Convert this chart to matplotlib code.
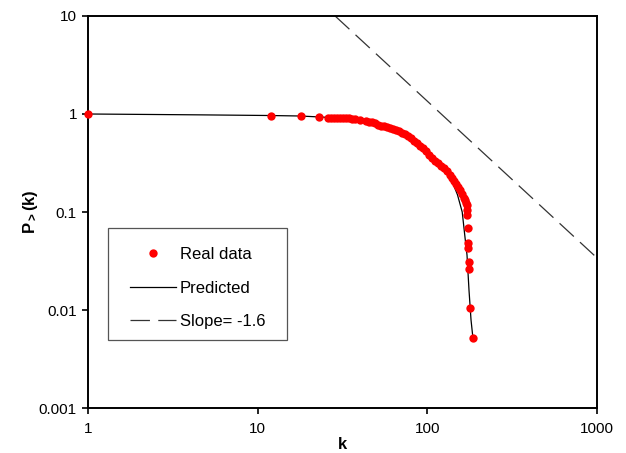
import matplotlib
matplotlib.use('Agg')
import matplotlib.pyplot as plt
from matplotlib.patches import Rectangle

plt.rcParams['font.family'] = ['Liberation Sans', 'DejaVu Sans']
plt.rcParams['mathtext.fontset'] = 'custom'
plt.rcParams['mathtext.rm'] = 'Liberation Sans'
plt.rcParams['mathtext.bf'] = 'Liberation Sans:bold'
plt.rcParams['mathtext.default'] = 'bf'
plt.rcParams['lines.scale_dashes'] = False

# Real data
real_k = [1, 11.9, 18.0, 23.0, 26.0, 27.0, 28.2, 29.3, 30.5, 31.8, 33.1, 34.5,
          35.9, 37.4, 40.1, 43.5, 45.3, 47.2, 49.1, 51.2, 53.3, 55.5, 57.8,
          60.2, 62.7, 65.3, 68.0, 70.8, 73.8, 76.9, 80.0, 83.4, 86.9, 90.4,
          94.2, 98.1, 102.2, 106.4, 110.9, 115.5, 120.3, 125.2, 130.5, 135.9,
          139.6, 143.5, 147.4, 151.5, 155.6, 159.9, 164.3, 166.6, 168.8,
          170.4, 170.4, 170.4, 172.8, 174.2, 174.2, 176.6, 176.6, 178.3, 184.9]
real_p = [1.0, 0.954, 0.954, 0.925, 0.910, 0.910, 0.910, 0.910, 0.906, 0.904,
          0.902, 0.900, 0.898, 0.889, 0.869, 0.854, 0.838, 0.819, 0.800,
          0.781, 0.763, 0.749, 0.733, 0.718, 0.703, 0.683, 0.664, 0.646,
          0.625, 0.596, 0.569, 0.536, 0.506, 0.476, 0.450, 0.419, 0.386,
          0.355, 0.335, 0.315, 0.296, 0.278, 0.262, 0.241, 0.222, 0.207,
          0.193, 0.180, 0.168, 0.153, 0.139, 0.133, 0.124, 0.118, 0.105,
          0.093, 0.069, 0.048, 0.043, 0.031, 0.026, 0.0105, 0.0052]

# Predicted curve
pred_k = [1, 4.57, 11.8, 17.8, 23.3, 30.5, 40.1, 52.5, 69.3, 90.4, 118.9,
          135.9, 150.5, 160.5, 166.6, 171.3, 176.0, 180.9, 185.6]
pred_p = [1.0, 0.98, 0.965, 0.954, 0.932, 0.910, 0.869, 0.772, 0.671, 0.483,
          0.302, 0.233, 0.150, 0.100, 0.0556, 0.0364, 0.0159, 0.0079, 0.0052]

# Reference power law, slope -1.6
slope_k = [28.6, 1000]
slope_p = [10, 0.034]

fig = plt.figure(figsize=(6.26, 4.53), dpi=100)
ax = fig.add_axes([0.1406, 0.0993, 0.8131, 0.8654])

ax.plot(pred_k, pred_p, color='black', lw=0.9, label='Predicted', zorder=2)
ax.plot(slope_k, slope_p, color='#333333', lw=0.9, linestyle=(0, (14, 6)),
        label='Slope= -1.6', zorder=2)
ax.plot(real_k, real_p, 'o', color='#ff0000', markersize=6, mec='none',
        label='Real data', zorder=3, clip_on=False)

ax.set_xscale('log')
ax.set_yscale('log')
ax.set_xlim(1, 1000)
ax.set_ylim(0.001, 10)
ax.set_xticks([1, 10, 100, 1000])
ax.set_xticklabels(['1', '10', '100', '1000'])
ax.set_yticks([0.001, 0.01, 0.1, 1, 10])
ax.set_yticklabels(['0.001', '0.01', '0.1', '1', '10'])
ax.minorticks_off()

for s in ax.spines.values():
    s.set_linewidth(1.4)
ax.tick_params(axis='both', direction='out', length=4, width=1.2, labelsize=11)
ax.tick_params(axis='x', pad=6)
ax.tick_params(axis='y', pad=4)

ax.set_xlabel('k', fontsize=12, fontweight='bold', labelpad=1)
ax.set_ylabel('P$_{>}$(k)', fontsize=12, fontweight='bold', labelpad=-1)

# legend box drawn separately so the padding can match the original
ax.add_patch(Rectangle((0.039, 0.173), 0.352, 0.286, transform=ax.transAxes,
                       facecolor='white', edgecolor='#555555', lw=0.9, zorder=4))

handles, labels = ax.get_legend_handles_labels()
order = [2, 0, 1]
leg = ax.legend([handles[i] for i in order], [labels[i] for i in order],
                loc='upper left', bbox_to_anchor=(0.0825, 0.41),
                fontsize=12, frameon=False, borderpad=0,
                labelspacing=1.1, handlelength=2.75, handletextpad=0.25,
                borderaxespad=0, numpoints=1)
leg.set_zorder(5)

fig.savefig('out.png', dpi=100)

· · · ·

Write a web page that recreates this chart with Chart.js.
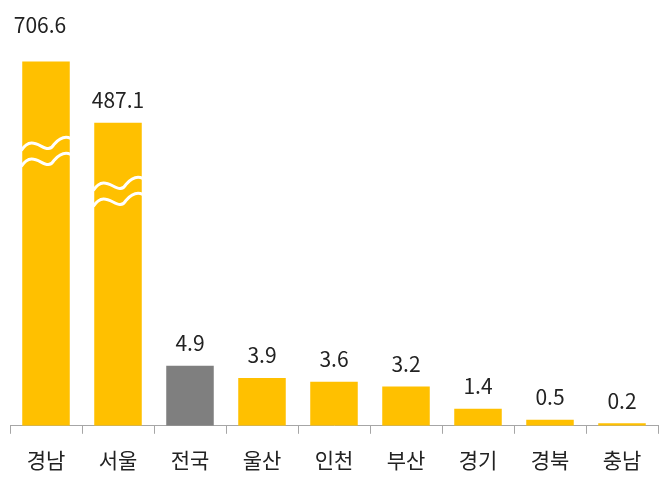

· · · ·

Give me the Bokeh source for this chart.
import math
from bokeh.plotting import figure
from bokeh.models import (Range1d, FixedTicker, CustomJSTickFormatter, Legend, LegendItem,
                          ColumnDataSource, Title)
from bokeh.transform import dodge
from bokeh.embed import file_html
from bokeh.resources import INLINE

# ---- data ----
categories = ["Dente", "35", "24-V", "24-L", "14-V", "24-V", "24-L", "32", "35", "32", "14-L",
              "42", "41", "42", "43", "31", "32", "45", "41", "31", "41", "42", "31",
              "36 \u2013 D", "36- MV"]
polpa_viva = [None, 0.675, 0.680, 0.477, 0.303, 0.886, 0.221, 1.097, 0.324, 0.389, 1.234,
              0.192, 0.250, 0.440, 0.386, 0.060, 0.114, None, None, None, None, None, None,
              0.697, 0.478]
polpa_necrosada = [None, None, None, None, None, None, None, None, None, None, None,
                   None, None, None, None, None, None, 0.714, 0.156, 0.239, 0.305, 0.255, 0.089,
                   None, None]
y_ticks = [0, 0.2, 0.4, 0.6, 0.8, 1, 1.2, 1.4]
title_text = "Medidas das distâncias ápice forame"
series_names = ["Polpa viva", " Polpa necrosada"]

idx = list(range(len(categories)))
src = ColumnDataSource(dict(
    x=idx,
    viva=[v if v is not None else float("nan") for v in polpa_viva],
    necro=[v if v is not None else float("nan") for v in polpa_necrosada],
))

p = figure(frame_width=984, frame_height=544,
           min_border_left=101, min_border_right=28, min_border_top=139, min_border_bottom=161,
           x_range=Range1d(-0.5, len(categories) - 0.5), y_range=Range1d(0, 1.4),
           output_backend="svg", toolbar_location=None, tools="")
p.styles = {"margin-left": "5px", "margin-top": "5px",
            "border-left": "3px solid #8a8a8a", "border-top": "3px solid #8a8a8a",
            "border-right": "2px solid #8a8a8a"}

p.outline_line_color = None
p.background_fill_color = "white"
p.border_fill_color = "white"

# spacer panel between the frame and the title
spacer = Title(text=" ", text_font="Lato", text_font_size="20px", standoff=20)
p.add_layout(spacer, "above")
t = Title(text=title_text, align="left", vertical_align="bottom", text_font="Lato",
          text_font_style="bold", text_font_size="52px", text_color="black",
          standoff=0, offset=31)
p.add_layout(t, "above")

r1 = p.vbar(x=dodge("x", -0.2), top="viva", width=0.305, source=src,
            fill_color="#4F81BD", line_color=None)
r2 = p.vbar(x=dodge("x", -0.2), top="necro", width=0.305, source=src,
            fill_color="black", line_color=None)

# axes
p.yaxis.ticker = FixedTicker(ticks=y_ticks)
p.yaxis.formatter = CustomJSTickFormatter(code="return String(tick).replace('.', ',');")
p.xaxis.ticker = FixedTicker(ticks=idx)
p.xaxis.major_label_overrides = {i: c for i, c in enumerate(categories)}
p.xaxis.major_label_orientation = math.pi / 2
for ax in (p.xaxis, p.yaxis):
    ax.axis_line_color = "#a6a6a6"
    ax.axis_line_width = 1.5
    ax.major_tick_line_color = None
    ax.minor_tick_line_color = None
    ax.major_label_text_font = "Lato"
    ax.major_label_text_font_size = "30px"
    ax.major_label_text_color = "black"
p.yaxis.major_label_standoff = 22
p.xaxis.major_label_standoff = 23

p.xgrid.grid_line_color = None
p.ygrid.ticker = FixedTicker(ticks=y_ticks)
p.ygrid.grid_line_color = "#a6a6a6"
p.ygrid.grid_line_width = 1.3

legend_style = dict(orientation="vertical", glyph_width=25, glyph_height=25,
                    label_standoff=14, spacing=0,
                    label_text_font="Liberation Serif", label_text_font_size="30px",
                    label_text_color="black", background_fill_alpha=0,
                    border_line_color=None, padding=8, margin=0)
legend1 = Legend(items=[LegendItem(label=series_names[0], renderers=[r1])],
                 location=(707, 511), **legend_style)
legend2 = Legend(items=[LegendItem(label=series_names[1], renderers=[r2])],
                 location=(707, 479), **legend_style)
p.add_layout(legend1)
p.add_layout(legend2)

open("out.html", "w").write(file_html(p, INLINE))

· · · ·

Task brief – Which lines above hold the word "this"? Copy each of them.

Result –
Convert this chart to matplotlib code.
Write a web page that recreates this chart with Chart.js.
Give me the Bokeh source for this chart.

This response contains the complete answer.